J’écris “salvateur miracle” en écoutant le “God’s Balls” de TAD. Un truc sorti en 1989 sur Sub Pop. Tad Doyle était gros, moche et pratiquait avec une rare violence doublée d’un bel entrain pour un homme de cette corpulence (Tad Doyle était obèse, vraiment) une sorte de mixture de metal, de punk et de bruit. Je ne sais pas si les membres de TAD étaient de réels bucherons imbibés de Jack Daniel’s ou s’ils en avaient seulement l’air, mais ces gens là ont écrit une bonne partie de la bande-son de mon règlement de compte silencieux avec les lodens / mocassins.

Le T-shirt Sub Pop était l’instrument dérisoire et redoutable d’un affrontement muet avec le reste du monde, dont son porteur sortait vainqueur.

Où est mon T-shirt Sub Pop aujourd’hui ?

Je suppose que ma mère l’a rangé dans quelque sous pente de la maison familiale, soigneusement plié avec d’autres dans un carton noté “Vêtements Olivier”.

Ou alors on me l’a piqué un soir de concert et il a offert son pouvoir à un autre.
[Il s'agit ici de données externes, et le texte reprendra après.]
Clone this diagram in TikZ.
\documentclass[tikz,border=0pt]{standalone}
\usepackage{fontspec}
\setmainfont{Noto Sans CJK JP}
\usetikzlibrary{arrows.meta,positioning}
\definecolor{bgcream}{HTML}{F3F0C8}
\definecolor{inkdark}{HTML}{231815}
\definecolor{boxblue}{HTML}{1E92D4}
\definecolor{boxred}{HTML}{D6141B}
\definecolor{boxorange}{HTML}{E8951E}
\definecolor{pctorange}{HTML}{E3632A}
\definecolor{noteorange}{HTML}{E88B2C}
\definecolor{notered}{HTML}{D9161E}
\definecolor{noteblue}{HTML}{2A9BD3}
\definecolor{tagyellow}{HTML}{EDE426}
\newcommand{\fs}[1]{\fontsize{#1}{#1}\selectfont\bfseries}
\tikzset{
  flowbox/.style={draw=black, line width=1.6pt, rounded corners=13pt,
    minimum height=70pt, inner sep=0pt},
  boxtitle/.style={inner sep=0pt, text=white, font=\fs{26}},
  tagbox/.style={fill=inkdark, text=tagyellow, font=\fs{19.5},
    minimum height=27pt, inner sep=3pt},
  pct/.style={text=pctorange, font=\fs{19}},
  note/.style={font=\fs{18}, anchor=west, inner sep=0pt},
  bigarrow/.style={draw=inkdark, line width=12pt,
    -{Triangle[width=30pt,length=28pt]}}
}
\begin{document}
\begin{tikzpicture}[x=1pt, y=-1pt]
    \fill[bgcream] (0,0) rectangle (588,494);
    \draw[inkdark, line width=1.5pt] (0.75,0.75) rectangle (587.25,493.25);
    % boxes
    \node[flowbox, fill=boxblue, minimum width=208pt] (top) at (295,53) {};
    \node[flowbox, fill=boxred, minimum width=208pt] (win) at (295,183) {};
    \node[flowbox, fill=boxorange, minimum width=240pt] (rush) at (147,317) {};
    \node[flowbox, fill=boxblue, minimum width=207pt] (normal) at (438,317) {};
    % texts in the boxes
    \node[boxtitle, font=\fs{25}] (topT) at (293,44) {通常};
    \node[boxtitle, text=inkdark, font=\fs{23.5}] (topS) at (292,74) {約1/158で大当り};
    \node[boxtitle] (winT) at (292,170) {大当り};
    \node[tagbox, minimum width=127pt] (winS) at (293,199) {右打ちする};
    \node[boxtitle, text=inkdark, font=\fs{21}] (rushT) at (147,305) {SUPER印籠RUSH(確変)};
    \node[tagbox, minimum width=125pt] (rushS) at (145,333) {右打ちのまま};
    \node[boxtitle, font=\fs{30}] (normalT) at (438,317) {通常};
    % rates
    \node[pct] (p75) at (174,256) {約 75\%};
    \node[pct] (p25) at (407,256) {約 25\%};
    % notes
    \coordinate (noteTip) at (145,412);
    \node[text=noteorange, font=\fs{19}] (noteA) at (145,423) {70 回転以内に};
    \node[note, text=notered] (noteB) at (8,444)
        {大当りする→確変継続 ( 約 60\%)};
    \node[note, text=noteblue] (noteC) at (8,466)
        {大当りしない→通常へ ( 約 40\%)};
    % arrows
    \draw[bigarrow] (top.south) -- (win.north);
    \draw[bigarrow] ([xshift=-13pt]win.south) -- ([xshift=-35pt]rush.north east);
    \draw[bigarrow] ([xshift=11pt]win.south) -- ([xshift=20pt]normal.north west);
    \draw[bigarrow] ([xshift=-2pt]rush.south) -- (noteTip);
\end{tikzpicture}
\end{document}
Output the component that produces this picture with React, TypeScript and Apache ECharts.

Cette histoire serait belle.

Je ne sais pas où est ce T-shirt. Je n’en ai plus besoin. Sa magie opère encore.

Je sais que j’ai gagné.

C’était là l’immense pouvoir du T-shirt Sub Pop : un simple logo noir et blanc posé sur 200 grammes de coton et capable de transformer la défaite annoncée du loser standard en éclatante victoire sur la médiocrité.